- [Records from a data source]:
· · · ·

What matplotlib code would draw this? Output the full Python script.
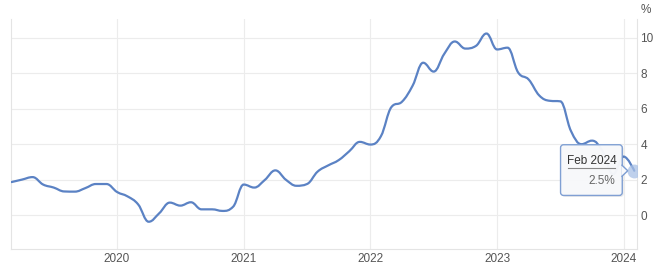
import matplotlib
matplotlib.use("Agg")
import matplotlib.pyplot as plt
import matplotlib.transforms as mtransforms
from matplotlib.path import Path
from matplotlib.patches import PathPatch, Polygon, FancyBboxPatch
import numpy as np

plt.rcParams['font.family'] = ['Liberation Sans', 'DejaVu Sans']

# monthly inflation rate, Mar 2019 .. Feb 2024 (%)
start_year, start_month = 2019, 3
values = [1.86, 2.0, 2.14, 1.72, 1.55, 1.33, 1.32, 1.52, 1.75, 1.75,   # 2019
          1.3, 1.05, 0.6, -0.38, 0.1, 0.7, 0.53, 0.72, 0.32, 0.32, 0.23, 0.47,  # 2020
          1.72, 1.55, 1.98, 2.52, 1.99, 1.65, 1.75, 2.45, 2.8, 3.1, 3.6, 4.13,  # 2021
          3.98, 4.45, 6.1, 6.4, 7.3, 8.6, 8.1, 9.1, 9.8, 9.4, 9.55, 10.25,     # 2022
          9.35, 9.45, 8.05, 7.65, 6.75, 6.45, 6.42, 4.75, 4.0, 4.2, 3.6, 2.3,  # 2023
          3.3, 2.5]                                                             # 2024
year_ticks = [2020, 2021, 2022, 2023, 2024]
y_ticks = [0, 2, 4, 6, 8, 10]
last_label = "Feb 2024"
last_value = "2.5%"

x = np.array([start_year + (start_month - 1 + i) / 12 for i in range(len(values))])
y = np.array(values, dtype=float)


def spline_path(xs, ys, smoothing=1.5):
    # highcharts-like spline through the points
    n = len(xs)
    lc = [(xs[i], ys[i]) for i in range(n)]
    rc = [(xs[i], ys[i]) for i in range(n)]
    denom = smoothing + 1
    for i in range(1, n - 1):
        px, py = xs[i], ys[i]
        lx, ly = xs[i - 1], ys[i - 1]
        nx, ny = xs[i + 1], ys[i + 1]
        lcx = (smoothing * px + lx) / denom
        lcy = (smoothing * py + ly) / denom
        rcx = (smoothing * px + nx) / denom
        rcy = (smoothing * py + ny) / denom
        if rcx != lcx:
            corr = ((rcy - lcy) * (rcx - px)) / (rcx - lcx) + py - rcy
            lcy += corr
            rcy += corr
        if lcy > ly and lcy > py:
            lcy = max(ly, py)
            rcy = 2 * py - lcy
        elif lcy < ly and lcy < py:
            lcy = min(ly, py)
            rcy = 2 * py - lcy
        if rcy > ny and rcy > py:
            rcy = max(ny, py)
            lcy = 2 * py - rcy
        elif rcy < ny and rcy < py:
            rcy = min(ny, py)
            lcy = 2 * py - rcy
        lc[i] = (lcx, lcy)
        rc[i] = (rcx, rcy)
    verts = [(xs[0], ys[0])]
    codes = [Path.MOVETO]
    for i in range(1, n):
        verts += [rc[i - 1], lc[i], (xs[i], ys[i])]
        codes += [Path.CURVE4] * 3
    return Path(verts, codes)


fig = plt.figure(figsize=(6.58, 2.74), dpi=100)
ax = fig.add_axes([10.5 / 658, 25 / 274, (637 - 10.5) / 658, (249 - 19) / 274])

grid_c = '#ececec'
for yt in y_ticks:
    ax.axhline(yt, color=grid_c, lw=0.8, zorder=0)
for xt in year_ticks:
    ax.axvline(xt, color=grid_c, lw=0.8, zorder=0)

ax.add_patch(PathPatch(spline_path(x, y), facecolor='none', edgecolor='#5b82c4',
                       lw=1.6, capstyle='round', joinstyle='round', zorder=3))

ax.set_xlim(2019.159, 2024.105)
ax.set_ylim(-1.92, 11.07)

for s in ax.spines.values():
    s.set_color('#e4e4e4')
    s.set_linewidth(0.8)
ax.spines['top'].set_visible(False)

ax.yaxis.tick_right()
ax.set_yticks(y_ticks)
ax.set_yticklabels([str(v) for v in y_ticks])
ax.set_xticks(year_ticks)
ax.set_xticklabels([str(v) for v in year_ticks])
ax.tick_params(axis='both', length=0, labelsize=8.5, labelcolor='#555555')
ax.tick_params(axis='y', pad=2.5)
ax.tick_params(axis='x', pad=3)
ax.text(1.005, 1.015, '%', transform=ax.transAxes, fontsize=8.5, color='#555555',
        ha='left', va='bottom')

# highlighted last point and tooltip
ax.plot(x[-1], y[-1], 'o', ms=10, color='#a9c1e6', alpha=0.75, mec='none', zorder=4)

tt = mtransforms.Affine2D() + mtransforms.ScaledTranslation(x[-1], y[-1], ax.transData)
bx0, bx1, by0, by1 = -73.7, -12, -24.7, 26
ax.add_patch(FancyBboxPatch((bx0 + 1.5, by0 - 1.5), bx1 - bx0, by1 - by0,
                            boxstyle='round,pad=0,rounding_size=3', transform=tt,
                            facecolor='#000000', alpha=0.08, edgecolor='none',
                            zorder=5, clip_on=False))
ax.add_patch(FancyBboxPatch((bx0, by0), bx1 - bx0, by1 - by0,
                            boxstyle='round,pad=0,rounding_size=3', transform=tt,
                            facecolor='#f8f9fb', alpha=0.97, edgecolor='#7c9dd2',
                            lw=1.0, zorder=6, clip_on=False))
# pointer toward the point
ax.add_patch(Polygon([(bx1 - 0.8, 6), (-6.5, 0), (bx1 - 0.8, -6)], closed=False,
                     transform=tt, facecolor='#f8f9fb', edgecolor='#7c9dd2', lw=1.0,
                     zorder=6.5, clip_on=False))
ax.text(-42.5, 9.5, last_label, transform=tt, fontsize=8.5, color='#333333',
        ha='center', va='center', zorder=7)
ax.plot([-66, -19.5], [2.8, 2.8], transform=tt, color='#888888', lw=0.8, zorder=7,
        clip_on=False)
ax.text(-19.5, -10.5, last_value, transform=tt, fontsize=8.5, color='#666666',
        ha='right', va='center', zorder=7)

fig.savefig('out.png', dpi=100)
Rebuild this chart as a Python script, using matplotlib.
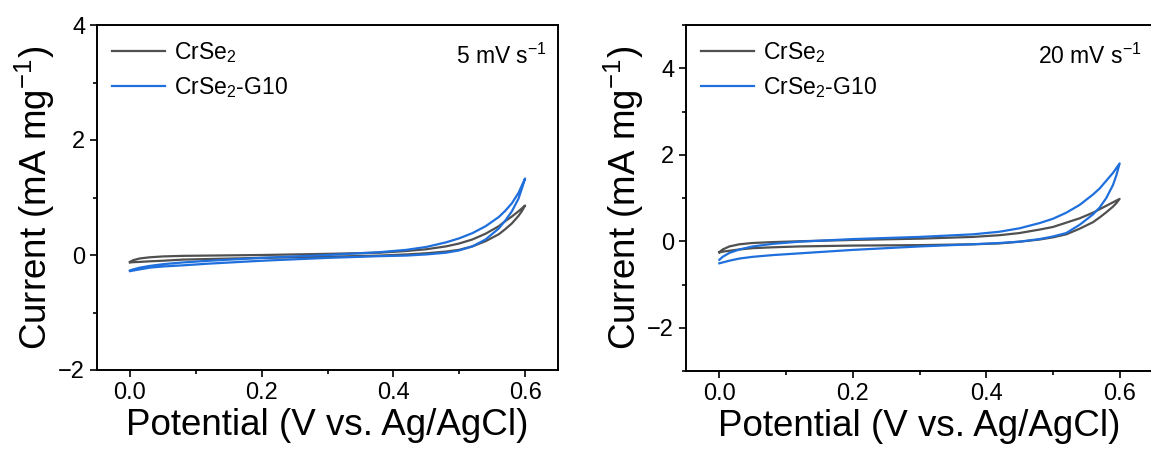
import matplotlib
matplotlib.use("Agg")
import numpy as np
import matplotlib.pyplot as plt
from matplotlib.ticker import MultipleLocator

plt.rcParams["font.family"] = ["Liberation Sans", "DejaVu Sans"]
plt.rcParams["mathtext.fontset"] = "custom"
plt.rcParams["mathtext.rm"] = "Liberation Sans"
plt.rcParams["mathtext.it"] = "Liberation Sans:italic"

GRAY = "#505050"
BLUE = "#1f6fdc"

# potential grids (V vs Ag/AgCl), forward sweep 0 -> 0.6 and reverse 0.6 -> 0
e_fwd = [0.0, 0.005, 0.015, 0.03, 0.05, 0.08, 0.12, 0.2, 0.3, 0.38, 0.42,
         0.45, 0.48, 0.5, 0.52, 0.54, 0.56, 0.57, 0.58, 0.59, 0.6]
e_rev = [0.6, 0.595, 0.59, 0.58, 0.57, 0.56, 0.54, 0.52, 0.5, 0.48, 0.45,
         0.42, 0.38, 0.3, 0.2, 0.12, 0.08, 0.05, 0.03, 0.015, 0.005, 0.0]

# ---- 5 mV/s ----
crse2_fwd_5 = [-0.12, -0.09, -0.06, -0.04, -0.025, -0.015, -0.01, 0.0, 0.02, 0.04, 0.07,
               0.1, 0.15, 0.2, 0.27, 0.37, 0.5, 0.59, 0.67, 0.76, 0.86]
crse2_rev_5 = [0.86, 0.76, 0.68, 0.55, 0.45, 0.36, 0.24, 0.15, 0.09, 0.06, 0.03,
               0.01, -0.01, -0.03, -0.05, -0.07, -0.08, -0.1, -0.11, -0.12, -0.125, -0.13]
g10_fwd_5 = [-0.27, -0.25, -0.22, -0.19, -0.16, -0.13, -0.1, -0.05, 0.0, 0.05, 0.09,
             0.14, 0.22, 0.29, 0.38, 0.5, 0.66, 0.77, 0.9, 1.08, 1.33]
g10_rev_5 = [1.33, 1.15, 0.98, 0.76, 0.6, 0.46, 0.27, 0.15, 0.08, 0.04, 0.01,
             -0.01, -0.02, -0.05, -0.1, -0.15, -0.18, -0.2, -0.22, -0.25, -0.27, -0.28]

# ---- 20 mV/s ----
crse2_fwd_20 = [-0.25, -0.19, -0.12, -0.07, -0.04, -0.02, 0.0, 0.03, 0.06, 0.1, 0.14,
                0.19, 0.27, 0.33, 0.43, 0.53, 0.66, 0.74, 0.82, 0.9, 0.98]
crse2_rev_20 = [0.98, 0.88, 0.8, 0.67, 0.55, 0.44, 0.29, 0.16, 0.09, 0.04, -0.01,
                -0.05, -0.07, -0.09, -0.1, -0.12, -0.14, -0.16, -0.19, -0.22, -0.24, -0.26]
g10_fwd_20 = [-0.43, -0.36, -0.27, -0.19, -0.12, -0.06, -0.01, 0.05, 0.1, 0.16, 0.22,
              0.3, 0.42, 0.52, 0.66, 0.84, 1.08, 1.22, 1.4, 1.58, 1.8]
g10_rev_20 = [1.8, 1.52, 1.3, 1.0, 0.78, 0.62, 0.38, 0.19, 0.11, 0.05, -0.01,
              -0.04, -0.07, -0.12, -0.2, -0.28, -0.32, -0.36, -0.4, -0.45, -0.49, -0.51]

panels = [
    dict(rect=[97 / 1151, 85 / 455, 461 / 1151, 345 / 455], ylim=(-2, 4), rate="5 mV s$^{\\mathregular{-1}}$",
         c=(crse2_fwd_5, crse2_rev_5), g=(g10_fwd_5, g10_rev_5)),
    dict(rect=[686 / 1151, 84 / 455, 467 / 1151, 346 / 455], ylim=(-3, 5), rate="20 mV s$^{\\mathregular{-1}}$",
         c=(crse2_fwd_20, crse2_rev_20), g=(g10_fwd_20, g10_rev_20)),
]

fig = plt.figure(figsize=(11.51, 4.55), dpi=100)

for p in panels:
    ax = fig.add_axes(p["rect"])
    ax.plot(e_fwd + e_rev, p["c"][0] + p["c"][1], color=GRAY, lw=1.6, label="CrSe$_\\mathregular{2}$")
    ax.plot(e_fwd + e_rev, p["g"][0] + p["g"][1], color=BLUE, lw=1.6, label="CrSe$_\\mathregular{2}$-G10")
    ax.set_xlim(-0.05, 0.65)
    ax.set_ylim(*p["ylim"])
    ax.xaxis.set_major_locator(MultipleLocator(0.2))
    ax.xaxis.set_minor_locator(MultipleLocator(0.1))
    ax.yaxis.set_major_locator(MultipleLocator(2))
    ax.yaxis.set_minor_locator(MultipleLocator(1))
    ax.tick_params(which="major", direction="out", length=5, width=1.2, labelsize=17)
    ax.tick_params(which="minor", direction="out", length=3, width=1.2)
    for s in ax.spines.values():
        s.set_linewidth(1.4)
    ax.set_xlabel("Potential (V vs. Ag/AgCl)", fontsize=26.5, labelpad=3)
    ax.set_ylabel("Current (mA mg$^{\\mathregular{-1}}$)", fontsize=26.5, labelpad=1)
    ax.legend(loc="upper left", frameon=False, fontsize=16.5, handlelength=2.3,
              handletextpad=0.4, labelspacing=0.45, borderaxespad=0.25)
    ax.text(0.975, 0.945, p["rate"], transform=ax.transAxes, ha="right", va="top", fontsize=16.5)

fig.savefig("out.png", dpi=100)
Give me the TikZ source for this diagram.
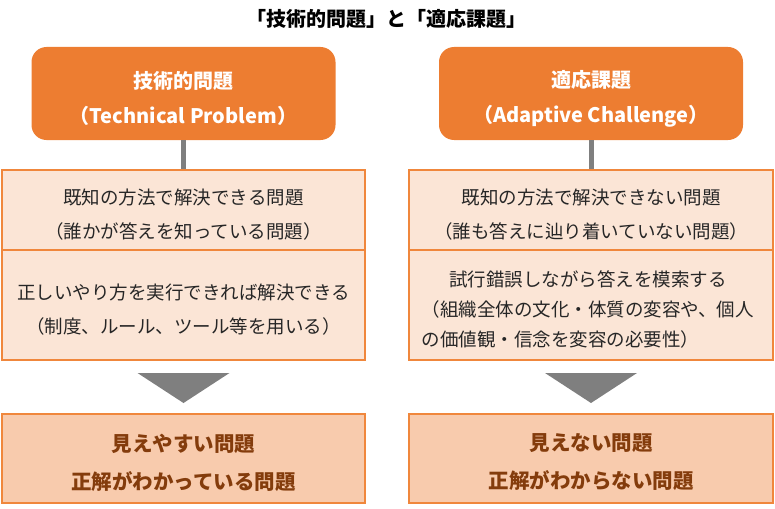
\documentclass[tikz,border=0pt]{standalone}
\usepackage{fontspec}
\setmainfont{Noto Sans CJK JP}
\usepackage{tikz}
\usetikzlibrary{positioning,calc}
\usepackage{xcolor}
\definecolor{hdrorange}{RGB}{237,125,49}
\definecolor{lightfill}{RGB}{251,229,214}
\definecolor{darkfill}{RGB}{248,203,173}
\definecolor{edgeorange}{RGB}{240,135,60}
\definecolor{stemgray}{RGB}{127,127,127}
\definecolor{brownred}{RGB}{132,60,12}
\definecolor{textgray}{RGB}{38,38,38}

\begin{document}
\begin{tikzpicture}[x=1pt,y=-1pt,
    hdr/.style={fill=hdrorange,rounded corners=15pt,minimum width=304pt,minimum height=93pt},
    hdrtext/.style={text=white,align=center,font=\fontsize{20}{35}\selectfont\bfseries},
    cell/.style={fill=lightfill,draw=edgeorange,line width=2pt,minimum width=363pt},
    celltext/.style={text=textgray,align=center,font=\fontsize{18.5}{34}\selectfont},
    result/.style={fill=darkfill,draw=edgeorange,line width=2pt,minimum width=363pt,minimum height=89pt},
    resulttext/.style={text=brownred,align=center,font=\fontsize{20.5}{38}\selectfont\bfseries},
    stem/.style={stemgray,line width=5pt}]
  \useasboundingbox (0,0) rectangle (775,508);
  \node[font=\fontsize{20}{24}\selectfont\bfseries] (title) at (386,19) {「技術的問題」と「適応課題」};
  % left column
  \node[hdr] (hdrL) at (183.5,93.5) {};
  \node[cell,minimum height=80pt] (cellLa) at (183.5,210) {};
  \node[cell,minimum height=110pt] (cellLb) at (183.5,305) {};
  \node[result] (botL) at (183.5,458.5) {};
  \node[hdrtext] (hdrLtext) at ($(hdrL)+(0,5)$) {技術的問題\\（Technical Problem）};
  \node[celltext] (cellLatext) at ($(cellLa)+(0,5)$) {既知の方法で解決できる問題\\（誰かが答えを知っている問題）};
  \node[celltext] (cellLbtext) at ($(cellLb)+(0,5)$) {正しいやり方を実行できれば解決できる\\（制度、ルール、ツール等を用いる）};
  \node[resulttext] (botLtext) at ($(botL)+(0,4)$) {見えやすい問題\\正解がわかっている問題};
  % right column
  \node[hdr] (hdrR) at (591,93.5) {};
  \node[cell,minimum width=364pt,minimum height=80pt] (cellRa) at (591,210) {};
  \node[cell,minimum width=364pt,minimum height=110pt] (cellRb) at (591,305) {};
  \node[result,minimum width=364pt] (botR) at (591,458.5) {};
  \node[hdrtext] (hdrRtext) at ($(hdrR)+(0,5)$) {適応課題\\（Adaptive Challenge）};
  \node[celltext] (cellRatext) at ($(cellRa)+(0,5)$) {既知の方法で解決できない問題\\（誰も答えに辿り着いていない問題）};
  \node[celltext,text width=333pt,align=left,font=\fontsize{18.5}{30}\selectfont] (cellRbtext) at ($(cellRb)+(-3,4)$)
    {\makebox[333pt]{試行錯誤しながら答えを模索する}\\（組織全体の文化・体質の変容や、個人\\の価値観・信念を変容の必要性）};
  \node[resulttext] (botRtext) at ($(botR)+(0,4)$) {見えない問題\\正解がわからない問題};
  \foreach \a/\b in {hdrL/cellLa,hdrR/cellRa}{
    \draw[stem] (\a) -- (\b);
  }
  \foreach \c in {cellLb,cellRb}{
    \fill[stemgray] ($(\c.south)+(-46,12)$) -- ++(92,0) -- ($(\c.south)+(0,42)$) -- cycle;
  }
\end{tikzpicture}
\end{document}
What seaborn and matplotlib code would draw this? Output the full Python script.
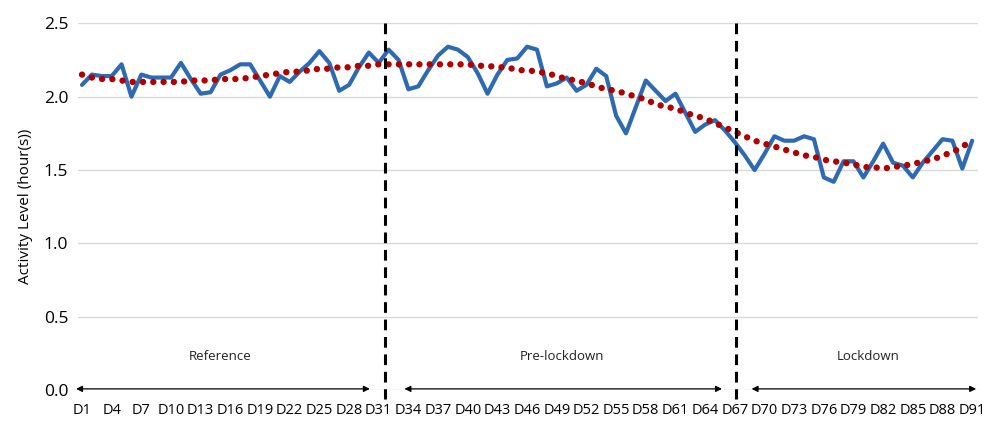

· · · ·

- [Directions]: Transcribe exactly, please, the lines between the start of the records above and the line holding "plt.rcParams['font.family'] = ['Liberation", counting both of those lines and omitting pictures.

- [Solution to the problem]:
What matplotlib code would draw this? Output the full Python script.
import matplotlib
matplotlib.use("Agg")
import matplotlib.pyplot as plt
import matplotlib.transforms as mtransforms
from matplotlib.path import Path
from matplotlib.patches import PathPatch, Polygon, FancyBboxPatch
import numpy as np

plt.rcParams['font.family'] = ['Liberation Sans', 'DejaVu Sans']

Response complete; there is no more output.